Some showing that before you post again in favor of "water markets", you have read California Water Code section 1725 et seq., governing changes in points of diversion.Here are my thoughts:
Or, more generally, that you have a way of reconciling your commitment to existing property rights with the destruction of property rights necessarily required for a water market.
(California does have a water market; however as it is largely between governmental agencies the market lacks liquidity.)
CWC section 1725 et seq. could be modified for markets, but there are differences between trading diverted water and consumptive water. This code is a bureaucratic barrier to markets. The essential point is that any modification reflect the rights embedded in 1725.
The "destruction of property rights necessarily required for a water market" is NOT necessary. Most pro-market people in water recognize that farmers should be allowed to trade their rights. The Enviros tend to favor a public trust seizure of water for in-stream uses -- which does pit one side of common law against another.(I will write more on that soon.)

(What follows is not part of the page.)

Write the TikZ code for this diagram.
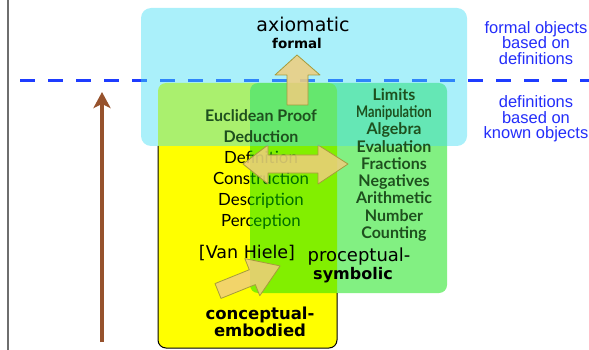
\documentclass[tikz,border=0pt]{standalone}
\usepackage{fontspec}
\setmainfont{DejaVu Sans}
\newfontfamily\gill{Lato}
\newfontfamily\blufont{Liberation Sans}
\usetikzlibrary{arrows.meta}
\definecolor{cyanbox}{RGB}{67,222,244}
\definecolor{greenbox}{RGB}{0,224,0}
\definecolor{yellowbox}{RGB}{255,255,0}
\definecolor{tanfill}{RGB}{240,205,125}
\definecolor{tanline}{RGB}{165,155,60}
\definecolor{darkgreen}{RGB}{30,80,30}
\definecolor{blutext}{RGB}{35,45,250}
\definecolor{dashblue}{RGB}{30,60,255}
\definecolor{brownarrow}{RGB}{150,82,45}
\definecolor{edgegray}{RGB}{110,110,110}
\begin{document}
\begin{tikzpicture}[x=1pt,y=-1pt,
  tanarrow/.style={fill=tanfill, fill opacity=0.85, draw=tanline, line width=0.8pt, line join=round},
  lbl/.style={inner sep=0pt, align=center, text=black},
  bluelbl/.style={inner sep=0pt, align=center, text=blutext, font=\blufont\fontsize{16.5}{15.5}\selectfont},
  greenlist/.style={inner sep=0pt, align=center, text=darkgreen, font=\gill\bfseries\fontsize{16}{17.25}\selectfont},
  blacklist/.style={inner sep=0pt, align=center, text=black, font=\gill\fontsize{16.8}{21}\selectfont}]
\useasboundingbox (0,0) rectangle (589,350);

% left edge line
\coordinate (e0) at (8,0);
\coordinate (e1) at (8,350);
\draw[edgegray, line width=1.2pt] (e0) -- (e1);

% yellow box (conceptual-embodied)
\fill[yellowbox, rounded corners=8] (158,83) rectangle (337,348);
\node[blacklist] (deflist) at (261,190) {Definition\\Construction\\Description\\Perception};

% green box (proceptual-symbolic)
\fill[greenbox, fill opacity=0.49, rounded corners=8] (250,83) rectangle (447,293);

% border of yellow box visible part
\draw[black, line width=1pt, rounded corners=8] (337,293) -- (337,348) -- (158,348) -- (158,146);

% tan arrows
\draw[tanarrow] (243,164) -- (268,145) -- (268,155) -- (318,155) -- (318,145) -- (348,164)
  -- (318,184) -- (318,173) -- (268,173) -- (268,184) -- cycle;
\begin{scope}[shift={(218,291)}, rotate=22]
  \draw[tanarrow] (0,-8) -- (37,-8) -- (37,-20) -- (67,0) -- (37,20) -- (37,8) -- (0,8) -- cycle;
\end{scope}

% dashed line
\coordinate (d0) at (20,81);
\coordinate (d1) at (589,81);
\draw[dashblue, line width=3pt, dash pattern=on 15pt off 13pt] (d0) -- (d1);

% cyan box (axiomatic formal)
\fill[cyanbox, fill opacity=0.45, rounded corners=10] (141,8) rectangle (467,146);

% up arrow
\draw[tanarrow] (287,105) -- (287,75) -- (275,75) -- (297,55) -- (320,75) -- (308,75) -- (308,105) -- cycle;

% green texts
\node[greenlist] (plist) at (394,165) {Limits\\\scalebox{0.8}[1]{Manipulation}\\Algebra\\Evaluation\\Fractions\\Negatives\\Arithmetic\\Number\\Counting};
\node[inner sep=0pt, align=center, text=darkgreen, font=\gill\bfseries\fontsize{16}{21}\selectfont] (eucl) at (261,126) {Euclidean Proof\\Deduction};

% headings
\node[lbl, font=\fontsize{19}{20}\selectfont] (axiom) at (303,24) {axiomatic};
\node[lbl, font=\bfseries\fontsize{13.5}{15}\selectfont] (formal) at (297,43) {formal};
\node[lbl, font=\fontsize{17.5}{20}\selectfont] (vanh) at (247,253) {[Van Hiele]};
\node[lbl, font=\fontsize{18}{20}\selectfont] (procep) at (359,257) {proceptual-};
\node[lbl, font=\bfseries\fontsize{16}{18}\selectfont] (symb) at (353,275) {symbolic};
\node[lbl, font=\bfseries\fontsize{16.5}{17}\selectfont] (concep) at (260,322) {conceptual-\\embodied};

% blue side labels
\node[bluelbl] (fobj) at (536,43) {formal objects\\based on\\definitions};
\node[bluelbl] (dobj) at (536,119) {definitions\\based on\\known objects};

% brown arrow
\coordinate (b0) at (102,342);
\coordinate (b1) at (102,92);
\draw[brownarrow, line width=4pt, -{Stealth[width=17pt,length=16pt,inset=4pt]}] (b0) -- (b1);
\end{tikzpicture}
\end{document}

California's market is between governmental agencies because 80 percent of tap water is publicly-delivered, and nearly all ag water is run through the Bureau, DWR or local irrigation districts. It's likely that water markets will be between agencies. The trouble is getting them into that nimble perspective. I think that farmers -- working through irrigation districts -- will be the marginal traders that bring more efficiency to water use in California. Cities are mostly paralyzed in terms of trading, but they will provide the $$.